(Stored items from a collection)
-------------------------

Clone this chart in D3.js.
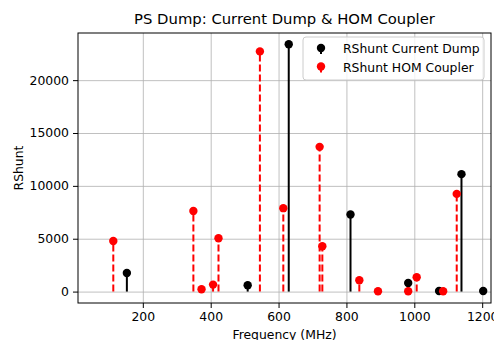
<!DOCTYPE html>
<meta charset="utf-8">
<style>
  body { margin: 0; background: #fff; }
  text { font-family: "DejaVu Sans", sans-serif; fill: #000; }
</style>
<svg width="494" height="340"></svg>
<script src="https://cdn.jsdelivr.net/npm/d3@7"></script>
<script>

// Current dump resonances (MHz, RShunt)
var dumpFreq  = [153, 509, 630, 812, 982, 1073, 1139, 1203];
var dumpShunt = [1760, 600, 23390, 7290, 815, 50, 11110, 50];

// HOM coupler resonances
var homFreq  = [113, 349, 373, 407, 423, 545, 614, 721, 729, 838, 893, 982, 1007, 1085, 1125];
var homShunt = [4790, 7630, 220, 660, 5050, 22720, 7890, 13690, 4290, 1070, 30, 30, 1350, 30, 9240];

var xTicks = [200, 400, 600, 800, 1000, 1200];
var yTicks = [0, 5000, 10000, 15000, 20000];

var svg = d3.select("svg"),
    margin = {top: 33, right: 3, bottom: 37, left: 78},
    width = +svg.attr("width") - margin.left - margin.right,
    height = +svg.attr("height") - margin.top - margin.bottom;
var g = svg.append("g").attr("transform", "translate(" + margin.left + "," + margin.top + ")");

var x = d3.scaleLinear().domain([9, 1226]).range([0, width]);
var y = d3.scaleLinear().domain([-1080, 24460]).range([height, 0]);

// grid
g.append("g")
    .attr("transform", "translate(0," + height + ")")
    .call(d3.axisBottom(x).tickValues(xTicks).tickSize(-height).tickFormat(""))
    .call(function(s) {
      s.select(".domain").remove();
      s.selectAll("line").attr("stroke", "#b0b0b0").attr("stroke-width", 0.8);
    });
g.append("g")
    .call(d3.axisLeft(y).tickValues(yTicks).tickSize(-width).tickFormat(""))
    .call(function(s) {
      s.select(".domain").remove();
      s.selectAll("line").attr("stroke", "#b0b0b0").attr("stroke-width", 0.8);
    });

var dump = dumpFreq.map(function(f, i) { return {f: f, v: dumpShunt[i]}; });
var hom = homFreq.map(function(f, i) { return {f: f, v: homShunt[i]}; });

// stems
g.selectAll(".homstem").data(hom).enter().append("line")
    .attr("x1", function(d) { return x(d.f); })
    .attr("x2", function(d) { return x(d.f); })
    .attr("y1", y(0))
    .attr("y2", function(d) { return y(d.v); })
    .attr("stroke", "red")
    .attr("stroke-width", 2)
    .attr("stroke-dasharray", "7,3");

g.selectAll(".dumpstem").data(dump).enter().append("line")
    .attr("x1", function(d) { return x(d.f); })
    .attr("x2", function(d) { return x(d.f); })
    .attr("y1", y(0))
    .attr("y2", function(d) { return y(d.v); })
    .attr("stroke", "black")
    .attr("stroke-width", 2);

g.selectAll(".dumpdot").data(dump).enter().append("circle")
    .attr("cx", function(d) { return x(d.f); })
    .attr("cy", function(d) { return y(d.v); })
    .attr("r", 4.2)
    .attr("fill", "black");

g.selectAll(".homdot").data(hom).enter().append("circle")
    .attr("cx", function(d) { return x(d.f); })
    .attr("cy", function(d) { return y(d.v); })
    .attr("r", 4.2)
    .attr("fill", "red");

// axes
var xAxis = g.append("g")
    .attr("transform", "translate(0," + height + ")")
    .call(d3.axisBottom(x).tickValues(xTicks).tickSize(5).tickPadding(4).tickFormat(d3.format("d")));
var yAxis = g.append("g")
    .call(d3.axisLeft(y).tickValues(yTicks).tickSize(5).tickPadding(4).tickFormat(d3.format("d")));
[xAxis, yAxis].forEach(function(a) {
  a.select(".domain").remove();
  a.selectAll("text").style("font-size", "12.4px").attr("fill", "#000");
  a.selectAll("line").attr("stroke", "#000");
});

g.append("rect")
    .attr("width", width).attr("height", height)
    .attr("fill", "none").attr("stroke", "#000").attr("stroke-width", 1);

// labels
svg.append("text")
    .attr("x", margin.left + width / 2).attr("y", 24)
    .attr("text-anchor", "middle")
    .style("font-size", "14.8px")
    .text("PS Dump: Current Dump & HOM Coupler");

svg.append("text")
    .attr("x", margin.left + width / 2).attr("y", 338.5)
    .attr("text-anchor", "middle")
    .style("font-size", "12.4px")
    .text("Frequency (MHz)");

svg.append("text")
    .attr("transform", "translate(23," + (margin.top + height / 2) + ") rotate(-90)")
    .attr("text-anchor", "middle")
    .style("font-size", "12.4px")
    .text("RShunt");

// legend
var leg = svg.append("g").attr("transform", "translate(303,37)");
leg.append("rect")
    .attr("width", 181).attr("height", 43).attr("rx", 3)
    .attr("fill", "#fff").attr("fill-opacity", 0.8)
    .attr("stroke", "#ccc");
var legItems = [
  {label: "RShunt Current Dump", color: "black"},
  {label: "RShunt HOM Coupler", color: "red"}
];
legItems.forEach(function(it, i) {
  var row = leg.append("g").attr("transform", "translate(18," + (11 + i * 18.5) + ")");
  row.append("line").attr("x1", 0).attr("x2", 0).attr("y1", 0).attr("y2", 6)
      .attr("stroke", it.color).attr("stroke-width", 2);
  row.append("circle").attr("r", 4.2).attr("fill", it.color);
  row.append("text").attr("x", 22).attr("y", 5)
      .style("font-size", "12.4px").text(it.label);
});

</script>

-------------------------

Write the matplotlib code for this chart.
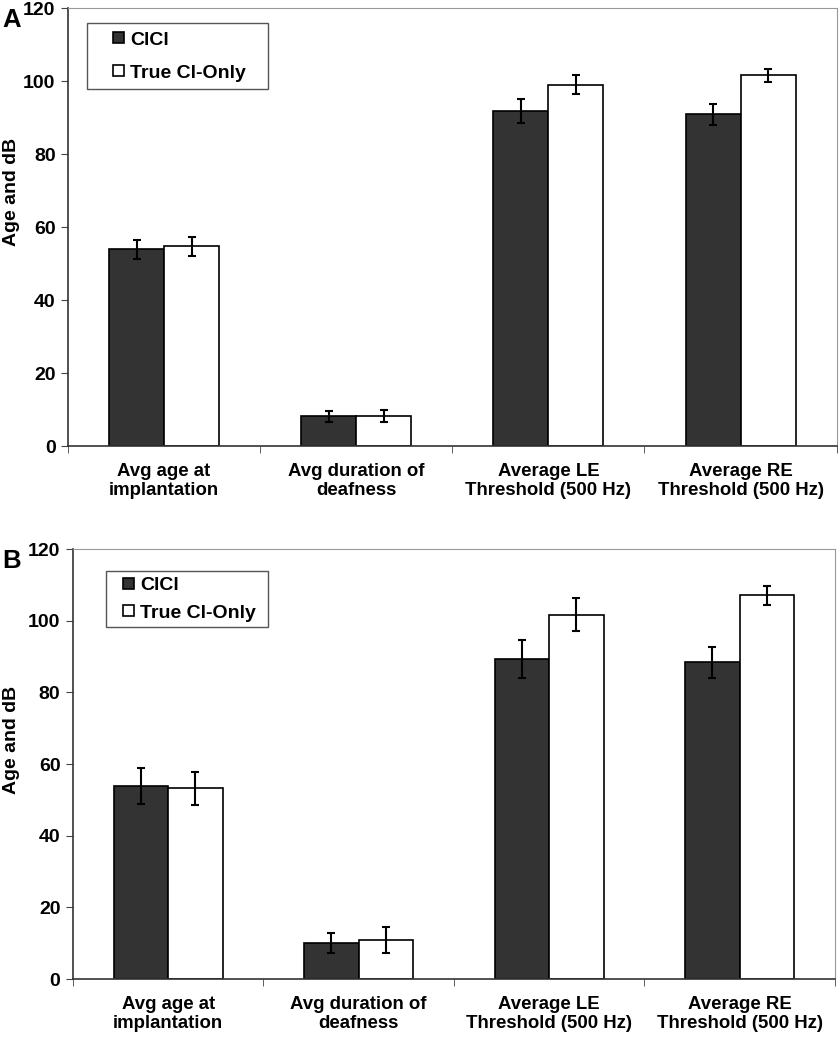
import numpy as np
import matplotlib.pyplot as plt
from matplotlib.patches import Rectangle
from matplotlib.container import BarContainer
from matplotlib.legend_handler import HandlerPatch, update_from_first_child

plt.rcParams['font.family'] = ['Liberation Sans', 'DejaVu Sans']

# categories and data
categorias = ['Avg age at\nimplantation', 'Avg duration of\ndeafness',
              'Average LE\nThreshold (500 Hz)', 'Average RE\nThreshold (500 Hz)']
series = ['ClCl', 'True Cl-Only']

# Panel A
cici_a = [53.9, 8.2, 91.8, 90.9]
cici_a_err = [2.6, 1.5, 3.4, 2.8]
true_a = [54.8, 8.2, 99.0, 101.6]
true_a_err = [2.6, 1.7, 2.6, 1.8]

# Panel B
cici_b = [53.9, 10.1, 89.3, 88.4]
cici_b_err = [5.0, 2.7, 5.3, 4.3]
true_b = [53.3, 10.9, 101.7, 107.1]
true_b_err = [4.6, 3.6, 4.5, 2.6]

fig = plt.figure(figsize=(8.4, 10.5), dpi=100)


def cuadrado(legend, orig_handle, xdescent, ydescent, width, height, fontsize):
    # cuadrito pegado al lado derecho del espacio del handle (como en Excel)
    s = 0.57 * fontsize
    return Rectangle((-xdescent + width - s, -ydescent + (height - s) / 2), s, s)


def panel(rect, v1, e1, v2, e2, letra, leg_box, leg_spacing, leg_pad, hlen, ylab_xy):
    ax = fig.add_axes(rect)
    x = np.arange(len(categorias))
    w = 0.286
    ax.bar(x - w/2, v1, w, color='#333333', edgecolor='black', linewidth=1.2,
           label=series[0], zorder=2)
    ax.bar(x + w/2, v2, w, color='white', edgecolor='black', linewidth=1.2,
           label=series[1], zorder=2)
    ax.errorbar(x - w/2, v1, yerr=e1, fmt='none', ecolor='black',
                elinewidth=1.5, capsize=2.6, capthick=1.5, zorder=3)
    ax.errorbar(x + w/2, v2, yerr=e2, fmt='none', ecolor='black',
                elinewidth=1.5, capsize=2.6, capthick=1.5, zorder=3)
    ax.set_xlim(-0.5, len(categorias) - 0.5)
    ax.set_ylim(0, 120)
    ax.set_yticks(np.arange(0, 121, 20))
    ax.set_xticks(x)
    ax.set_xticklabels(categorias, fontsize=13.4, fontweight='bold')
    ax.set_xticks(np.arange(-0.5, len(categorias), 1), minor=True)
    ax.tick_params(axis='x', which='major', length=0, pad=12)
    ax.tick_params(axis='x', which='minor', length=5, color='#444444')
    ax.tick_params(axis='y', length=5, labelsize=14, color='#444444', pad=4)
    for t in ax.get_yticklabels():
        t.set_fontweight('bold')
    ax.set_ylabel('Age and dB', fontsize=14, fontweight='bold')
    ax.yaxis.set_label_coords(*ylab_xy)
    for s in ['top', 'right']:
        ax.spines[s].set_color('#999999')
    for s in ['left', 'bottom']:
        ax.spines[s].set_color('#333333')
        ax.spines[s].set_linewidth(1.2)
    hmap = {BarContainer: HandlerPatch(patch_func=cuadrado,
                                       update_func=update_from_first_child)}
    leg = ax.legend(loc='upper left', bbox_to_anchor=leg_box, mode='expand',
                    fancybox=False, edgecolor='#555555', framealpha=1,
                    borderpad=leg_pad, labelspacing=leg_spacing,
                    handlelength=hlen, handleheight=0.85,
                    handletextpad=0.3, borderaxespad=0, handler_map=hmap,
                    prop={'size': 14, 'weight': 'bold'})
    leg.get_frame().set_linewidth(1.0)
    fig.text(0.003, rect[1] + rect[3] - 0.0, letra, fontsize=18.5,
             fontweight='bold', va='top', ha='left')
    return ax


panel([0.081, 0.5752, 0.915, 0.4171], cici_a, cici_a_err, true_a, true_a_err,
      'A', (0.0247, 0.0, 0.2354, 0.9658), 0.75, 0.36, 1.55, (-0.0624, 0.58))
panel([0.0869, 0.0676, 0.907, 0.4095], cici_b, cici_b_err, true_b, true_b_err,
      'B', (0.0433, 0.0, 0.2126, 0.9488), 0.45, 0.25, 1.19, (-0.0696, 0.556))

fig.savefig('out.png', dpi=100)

-------------------------

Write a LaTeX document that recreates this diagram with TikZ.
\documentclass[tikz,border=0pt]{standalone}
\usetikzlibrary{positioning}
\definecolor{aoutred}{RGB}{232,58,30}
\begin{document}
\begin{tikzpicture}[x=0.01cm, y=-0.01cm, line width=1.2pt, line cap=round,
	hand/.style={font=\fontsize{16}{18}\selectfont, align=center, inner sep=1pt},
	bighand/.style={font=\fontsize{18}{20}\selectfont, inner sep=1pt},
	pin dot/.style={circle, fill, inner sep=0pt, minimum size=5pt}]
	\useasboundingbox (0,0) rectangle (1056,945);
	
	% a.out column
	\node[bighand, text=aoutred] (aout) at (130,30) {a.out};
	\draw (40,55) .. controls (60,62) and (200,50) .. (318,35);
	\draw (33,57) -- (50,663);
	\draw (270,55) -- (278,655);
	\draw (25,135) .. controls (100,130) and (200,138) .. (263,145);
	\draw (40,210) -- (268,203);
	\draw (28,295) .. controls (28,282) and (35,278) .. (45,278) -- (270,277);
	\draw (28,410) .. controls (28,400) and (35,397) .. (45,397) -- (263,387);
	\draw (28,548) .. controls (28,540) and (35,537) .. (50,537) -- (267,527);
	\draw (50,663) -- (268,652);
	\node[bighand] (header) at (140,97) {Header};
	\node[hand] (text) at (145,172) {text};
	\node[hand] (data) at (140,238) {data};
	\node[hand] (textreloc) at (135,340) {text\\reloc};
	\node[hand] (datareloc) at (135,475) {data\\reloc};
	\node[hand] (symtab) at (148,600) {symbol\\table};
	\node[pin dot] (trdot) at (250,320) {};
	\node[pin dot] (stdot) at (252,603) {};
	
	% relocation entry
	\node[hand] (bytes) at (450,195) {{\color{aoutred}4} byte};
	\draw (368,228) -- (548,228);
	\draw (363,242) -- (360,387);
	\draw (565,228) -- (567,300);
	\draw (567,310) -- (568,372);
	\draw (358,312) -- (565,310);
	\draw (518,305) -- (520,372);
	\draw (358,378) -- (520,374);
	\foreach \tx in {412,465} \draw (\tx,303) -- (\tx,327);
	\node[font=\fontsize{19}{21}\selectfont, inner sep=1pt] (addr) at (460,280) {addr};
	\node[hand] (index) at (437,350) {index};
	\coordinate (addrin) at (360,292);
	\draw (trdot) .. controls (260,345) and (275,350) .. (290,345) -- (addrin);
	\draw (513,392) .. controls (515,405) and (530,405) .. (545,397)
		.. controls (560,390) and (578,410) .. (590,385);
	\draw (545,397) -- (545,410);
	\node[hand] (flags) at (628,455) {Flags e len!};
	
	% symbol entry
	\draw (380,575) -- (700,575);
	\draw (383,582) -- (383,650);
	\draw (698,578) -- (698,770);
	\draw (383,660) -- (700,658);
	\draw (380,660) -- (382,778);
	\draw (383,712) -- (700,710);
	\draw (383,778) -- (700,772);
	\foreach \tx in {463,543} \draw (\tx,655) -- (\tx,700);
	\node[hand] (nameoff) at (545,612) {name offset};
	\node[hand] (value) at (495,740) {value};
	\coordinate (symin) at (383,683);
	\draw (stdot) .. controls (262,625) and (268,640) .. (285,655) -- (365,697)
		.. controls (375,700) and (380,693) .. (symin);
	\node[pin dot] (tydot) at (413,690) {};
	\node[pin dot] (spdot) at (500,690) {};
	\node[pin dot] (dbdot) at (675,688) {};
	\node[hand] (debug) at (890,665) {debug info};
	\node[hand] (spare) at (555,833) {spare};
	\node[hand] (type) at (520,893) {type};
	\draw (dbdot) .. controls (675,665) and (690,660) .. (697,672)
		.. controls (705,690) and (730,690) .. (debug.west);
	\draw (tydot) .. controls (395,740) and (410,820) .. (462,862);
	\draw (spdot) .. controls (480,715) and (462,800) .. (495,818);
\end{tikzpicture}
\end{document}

-------------------------

**Direction:**
Go to the line containing "Write the matplotlib code for this chart." and copy exactly from there through the line containing "return Rectangle((-xdescent +", both included, and nothing more. Pictures are excluded.

**Written answer:**
Write the matplotlib code for this chart.
import numpy as np
import matplotlib.pyplot as plt
from matplotlib.patches import Rectangle
from matplotlib.container import BarContainer
from matplotlib.legend_handler import HandlerPatch, update_from_first_child

plt.rcParams['font.family'] = ['Liberation Sans', 'DejaVu Sans']

# categories and data
categorias = ['Avg age at\nimplantation', 'Avg duration of\ndeafness',
              'Average LE\nThreshold (500 Hz)', 'Average RE\nThreshold (500 Hz)']
series = ['ClCl', 'True Cl-Only']

# Panel A
cici_a = [53.9, 8.2, 91.8, 90.9]
cici_a_err = [2.6, 1.5, 3.4, 2.8]
true_a = [54.8, 8.2, 99.0, 101.6]
true_a_err = [2.6, 1.7, 2.6, 1.8]

# Panel B
cici_b = [53.9, 10.1, 89.3, 88.4]
cici_b_err = [5.0, 2.7, 5.3, 4.3]
true_b = [53.3, 10.9, 101.7, 107.1]
true_b_err = [4.6, 3.6, 4.5, 2.6]

fig = plt.figure(figsize=(8.4, 10.5), dpi=100)


def cuadrado(legend, orig_handle, xdescent, ydescent, width, height, fontsize):
    # cuadrito pegado al lado derecho del espacio del handle (como en Excel)
    s = 0.57 * fontsize
    return Rectangle((-xdescent + width - s, -ydescent + (height - s) / 2), s, s)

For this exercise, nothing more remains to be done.